As noted above, the Amendments have received royal assent, and (excepting the no-poach and wage-fixing provisions) are now in force.

The federal government is expected to continue to review the Canadian competition legislation and propose additional amendments in time. The Amendments (and likely the amendments to come) are not insignificant and will likely have a large impact on business practices in Canada. Canadian businesses should establish a process for reviewing their internal policies and competitor relationships each time new amendments are proposed to ensure they comply with changes as they are enacted.
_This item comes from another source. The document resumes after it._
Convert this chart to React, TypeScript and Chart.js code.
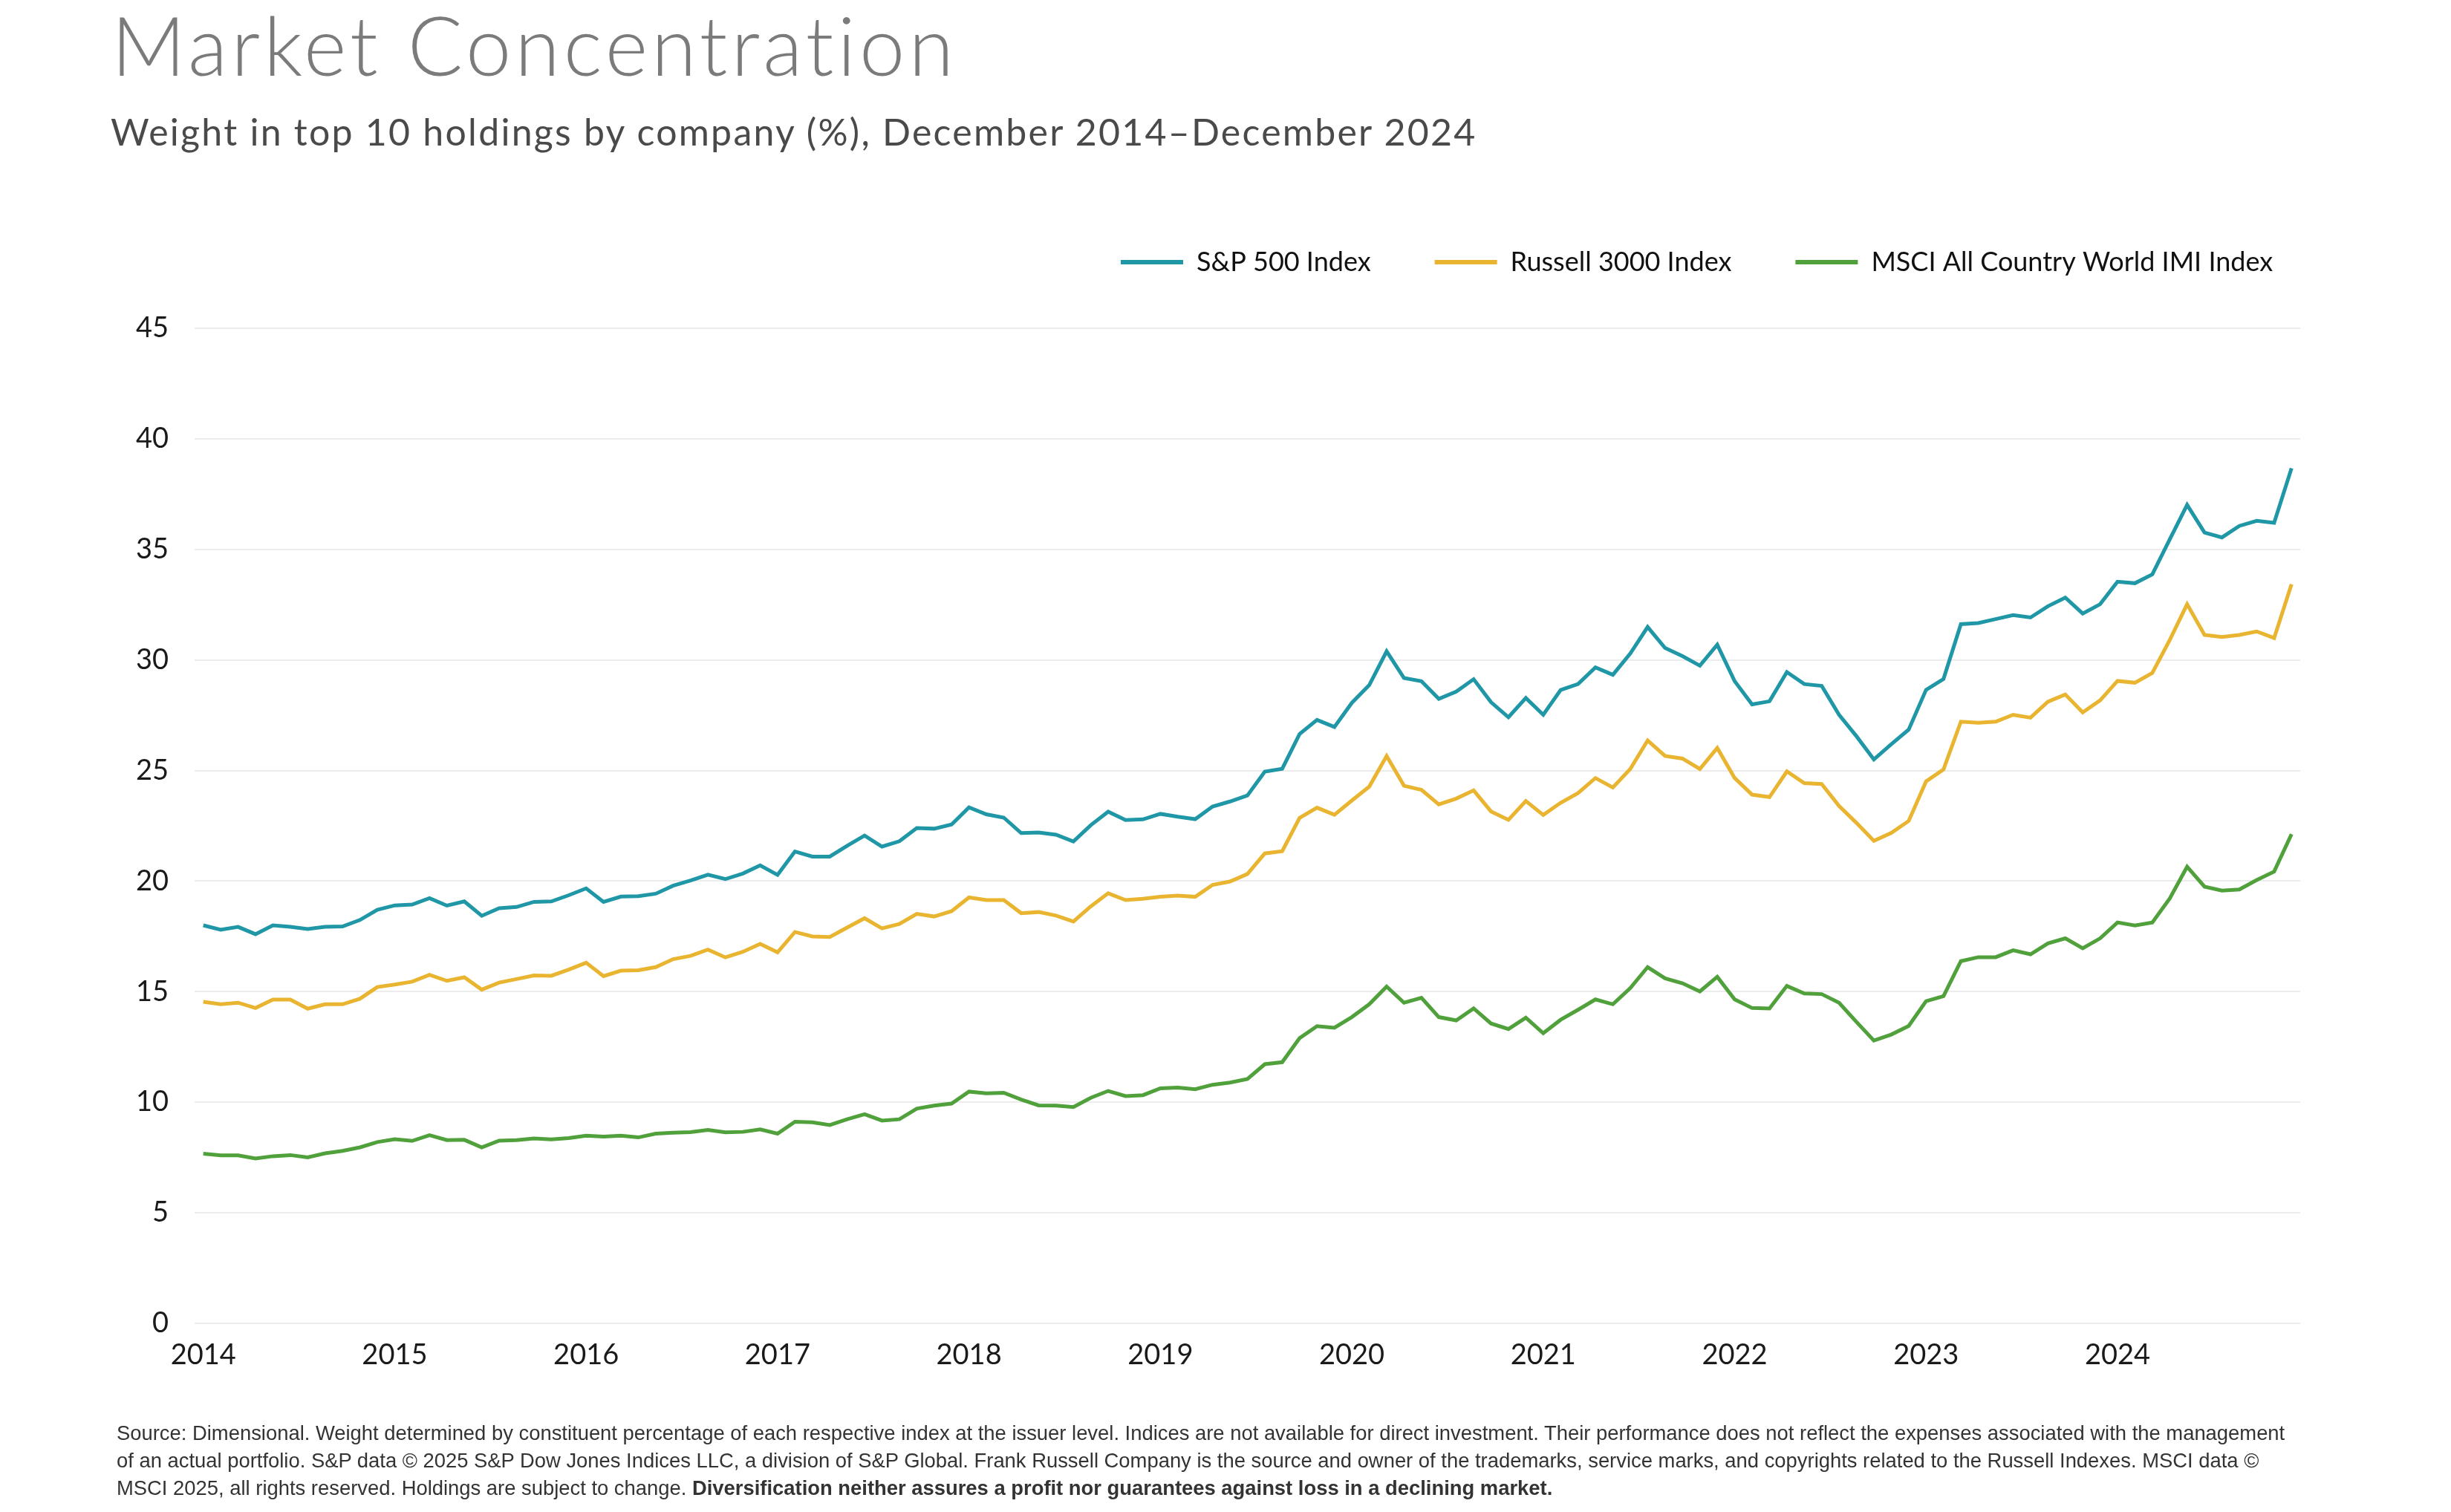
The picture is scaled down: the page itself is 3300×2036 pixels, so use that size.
import React, { useEffect, useRef } from 'react';
import { Chart, registerables } from 'chart.js';

Chart.register(...registerables);

// Monthly observations, December 2014 – December 2024
const firstYear = 2014;
const firstMonthIndex = 11; // December
const pointCount = 121;
const categories: string[] = [];
for (let i = 0; i < pointCount; i++) {
  const m = firstMonthIndex + i;
  const y = firstYear + Math.floor(m / 12);
  const mm = (m % 12) + 1;
  categories.push(`${y}-${String(mm).padStart(2, '0')}`);
}
const tickEvery = 11;

const sp500: number[] = [
  18.0, 17.8, 17.93, 17.6, 18.0, 17.93, 17.83, 17.93, 17.95, 18.24,
  18.7, 18.9, 18.94, 19.23, 18.89, 19.08, 18.43, 18.77, 18.83, 19.06,
  19.08, 19.36, 19.67, 19.06, 19.3, 19.32, 19.43, 19.79, 20.03, 20.29,
  20.09, 20.34, 20.71, 20.28, 21.34, 21.11, 21.11, 21.6, 22.06, 21.56,
  21.8, 22.4, 22.37, 22.56, 23.33, 23.02, 22.87, 22.17, 22.2, 22.1,
  21.79, 22.53, 23.14, 22.76, 22.79, 23.04, 22.91, 22.8, 23.37, 23.6,
  23.87, 24.95, 25.08, 26.65, 27.29, 26.97, 28.06, 28.86, 30.39, 29.18,
  29.04, 28.24, 28.57, 29.13, 28.09, 27.41, 28.28, 27.52, 28.64, 28.91,
  29.66, 29.33, 30.29, 31.49, 30.54, 30.17, 29.74, 30.69, 29.04, 27.99,
  28.13, 29.45, 28.91, 28.83, 27.52, 26.55, 25.5, 26.19, 26.85, 28.65,
  29.14, 31.62, 31.67, 31.85, 32.03, 31.92, 32.43, 32.82, 32.1, 32.52,
  33.54, 33.47, 33.87, 35.45, 37.01, 35.76, 35.54, 36.06, 36.29, 36.2, 38.67,
];

const russell3000: number[] = [
  14.54, 14.43, 14.5, 14.26, 14.64, 14.64, 14.23, 14.43, 14.43, 14.68,
  15.21, 15.32, 15.45, 15.76, 15.49, 15.65, 15.09, 15.41, 15.57, 15.73,
  15.72, 16.0, 16.31, 15.7, 15.95, 15.97, 16.11, 16.47, 16.62, 16.9,
  16.55, 16.8, 17.16, 16.78, 17.7, 17.5, 17.47, 17.9, 18.32, 17.86,
  18.06, 18.52, 18.4, 18.64, 19.26, 19.14, 19.14, 18.55, 18.6, 18.44,
  18.17, 18.86, 19.45, 19.14, 19.2, 19.29, 19.34, 19.29, 19.83, 19.98,
  20.32, 21.25, 21.35, 22.86, 23.32, 23.0, 23.64, 24.27, 25.66, 24.31,
  24.13, 23.47, 23.73, 24.1, 23.15, 22.77, 23.62, 22.99, 23.54, 23.98,
  24.66, 24.23, 25.07, 26.36, 25.66, 25.54, 25.07, 26.02, 24.66, 23.91,
  23.8, 24.96, 24.43, 24.39, 23.4, 22.63, 21.82, 22.18, 22.72, 24.51,
  25.05, 27.21, 27.16, 27.21, 27.52, 27.39, 28.11, 28.44, 27.63, 28.17,
  29.05, 28.97, 29.41, 30.9, 32.52, 31.13, 31.04, 31.13, 31.29, 30.99, 33.42,
];

const msciAcwiImi: number[] = [
  7.67, 7.6, 7.6, 7.46, 7.56, 7.61, 7.51, 7.69, 7.8, 7.96,
  8.2, 8.33, 8.25, 8.51, 8.29, 8.3, 7.96, 8.26, 8.29, 8.36,
  8.32, 8.38, 8.49, 8.45, 8.49, 8.41, 8.58, 8.62, 8.65, 8.75,
  8.64, 8.66, 8.77, 8.58, 9.12, 9.09, 8.97, 9.23, 9.46, 9.17,
  9.23, 9.71, 9.85, 9.94, 10.48, 10.4, 10.43, 10.12, 9.86, 9.85,
  9.78, 10.2, 10.51, 10.28, 10.32, 10.63, 10.66, 10.59, 10.79, 10.89,
  11.05, 11.72, 11.81, 12.9, 13.44, 13.37, 13.85, 14.43, 15.23, 14.5,
  14.72, 13.85, 13.7, 14.24, 13.56, 13.31, 13.82, 13.12, 13.73, 14.18,
  14.65, 14.43, 15.16, 16.11, 15.6, 15.38, 15.01, 15.67, 14.65, 14.26,
  14.24, 15.26, 14.92, 14.89, 14.5, 13.63, 12.79, 13.06, 13.45, 14.57,
  14.8, 16.38, 16.56, 16.56, 16.87, 16.69, 17.18, 17.41, 16.96, 17.41,
  18.13, 17.99, 18.13, 19.21, 20.65, 19.75, 19.57, 19.62, 20.05, 20.43, 22.12,
];

const seriesNames = ['S&P 500 Index', 'Russell 3000 Index', 'MSCI All Country World IMI Index'];
const seriesColors = ['#1F97A6', '#E9B42F', '#50A13B'];

const titleText = 'Market Concentration';
const subtitleText = 'Weight in top 10 holdings by company (%), December 2014\u2013December 2024';
const noteLine1 =
  'Source: Dimensional. Weight determined by constituent percentage of each respective index at the issuer level. Indices are not available for direct investment. Their performance does not reflect the expenses associated with the management';
const noteLine2 =
  'of an actual portfolio. S&P data \u00A9 2025 S&P Dow Jones Indices LLC, a division of S&P Global. Frank Russell Company is the source and owner of the trademarks, service marks, and copyrights related to the Russell Indexes. MSCI data \u00A9';
const noteLine3a = 'MSCI 2025, all rights reserved. Holdings are subject to change. ';
const noteLine3b = 'Diversification neither assures a profit nor guarantees against loss in a declining market.';

const W = 3300;
const H = 2036;
const FONT = 'Lato, "Noto Sans", sans-serif';
const LEGEND_PAD = 86;

const legendTweak = {
  id: 'legendTweak',
  beforeLayout(chart: any) {
    const lg = chart.legend;
    if (lg && !lg.__patched) {
      const fit = lg.fit.bind(lg);
      lg.fit = () => {
        fit();
        lg.height += 61;
      };
      lg.__patched = true;
    }
  },
  afterLayout(chart: any) {
    const lg = chart.legend;
    if (lg) {
      lg.left = 1509 - LEGEND_PAD;
      lg.right = W;
    }
  },
};

export default function App() {
  const canvasRef = useRef<HTMLCanvasElement | null>(null);

  useEffect(() => {
    if (!canvasRef.current) return;
    const values = [sp500, russell3000, msciAcwiImi];
    const chart = new Chart(canvasRef.current, {
      type: 'line',
      data: {
        labels: categories,
        datasets: values.map((v, i) => ({
          label: seriesNames[i],
          data: v,
          borderColor: seriesColors[i],
          backgroundColor: seriesColors[i],
          borderWidth: 5,
          pointRadius: 0,
          pointHoverRadius: 0,
          tension: 0,
          fill: false,
        })),
      },
      options: {
        animation: false,
        responsive: false,
        maintainAspectRatio: false,
        devicePixelRatio: 1,
        layout: { padding: { left: 0, right: 203, top: 335 - LEGEND_PAD, bottom: 154 } },
        plugins: {
          title: { display: false },
          tooltip: { enabled: false },
          legend: {
            display: true,
            position: 'top',
            align: 'start',
            labels: {
              boxWidth: 84,
              boxHeight: 6,
              padding: LEGEND_PAD,
              color: '#111111',
              font: { family: FONT, size: 36 },
              generateLabels: (c: any) =>
                (Chart.defaults.plugins.legend.labels.generateLabels as any)(c).map((l: any) => ({
                  ...l,
                  lineWidth: 0,
                })),
            },
          },
        },
        scales: {
          x: {
            type: 'category',
            offset: true,
            grid: { display: false, drawTicks: false },
            border: { display: false },
            ticks: {
              autoSkip: false,
              maxRotation: 0,
              minRotation: 0,
              padding: 20,
              color: '#1a1a1a',
              font: { family: FONT, size: 38 },
              callback: (_v: any, index: number) =>
                index % tickEvery === 0 ? categories[index].slice(0, 4) : null,
            },
            afterFit: (scale: any) => {
              scale.height = 100;
            },
          },
          y: {
            min: 0,
            max: 45,
            grid: { color: '#ececec', lineWidth: 2, drawTicks: false },
            border: { display: false },
            ticks: {
              stepSize: 5,
              padding: 35,
              color: '#1a1a1a',
              font: { family: FONT, size: 38 },
            },
            afterFit: (scale: any) => {
              scale.width = 262;
            },
          },
        },
      },
      plugins: [legendTweak],
    } as any);
    return () => chart.destroy();
  }, []);

  return (
    <div
      style={{
        position: 'absolute',
        left: 0,
        top: 0,
        width: W,
        height: H,
        background: '#ffffff',
        overflow: 'hidden',
      }}
    >
      <canvas
        ref={canvasRef}
        width={W}
        height={H}
        style={{ position: 'absolute', left: 0, top: 0, width: W, height: H }}
      />
      <div
        style={{
          position: 'absolute',
          left: 150,
          top: 4,
          fontFamily: FONT,
          fontWeight: 300,
          fontSize: 110,
          lineHeight: '110px',
          letterSpacing: '5px',
          fontVariantLigatures: 'none',
          color: '#7b7b7b',
          whiteSpace: 'nowrap',
        }}
      >
        {titleText}
      </div>
      <div
        style={{
          position: 'absolute',
          left: 149,
          top: 152,
          fontFamily: FONT,
          fontWeight: 400,
          fontSize: 50,
          lineHeight: '50px',
          letterSpacing: '2.25px',
          fontVariantLigatures: 'none',
          color: '#4a4a4a',
          whiteSpace: 'nowrap',
        }}
      >
        {subtitleText}
      </div>
      <div
        style={{
          position: 'absolute',
          left: 157,
          top: 1911,
          fontFamily: '"Liberation Sans", Arial, sans-serif',
          fontSize: 27.4,
          lineHeight: '37px',
          color: '#333333',
          whiteSpace: 'nowrap',
        }}
      >
        <div>{noteLine1}</div>
        <div>{noteLine2}</div>
        <div>
          {noteLine3a}
          <b>{noteLine3b}</b>
        </div>
      </div>
    </div>
  );
}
If you have any questions about the Amendments or competition in Canada, please reach out to any member of our Competition and Foreign Investment Group.

 

 

[1] Most of the Amendments discussed in this article came into force upon Royal Assent on June 23, 2022.  The exception is the expansion of criminal sanctions to wage fixing and no-poach agreements, discussed below, which will come into force on June 23, 2023.

[2] The Competition Bureau began its one-year term as President of the International Consumer Protection and Enforcement Network (ICPEN) on July 1, 2020, leading the network of consumer protection and law enforcement authorities from over 65 countries, representing approximately 5 billion consumers worldwide.

[3] Previously, private access to the Tribunal was limited to conduct that may be reviewed under different provisions, including s. 75, which addresses refusal to deal, s. 76., which address price maintenance, and s. 77, which address exclusive dealing, tied selling and market restriction.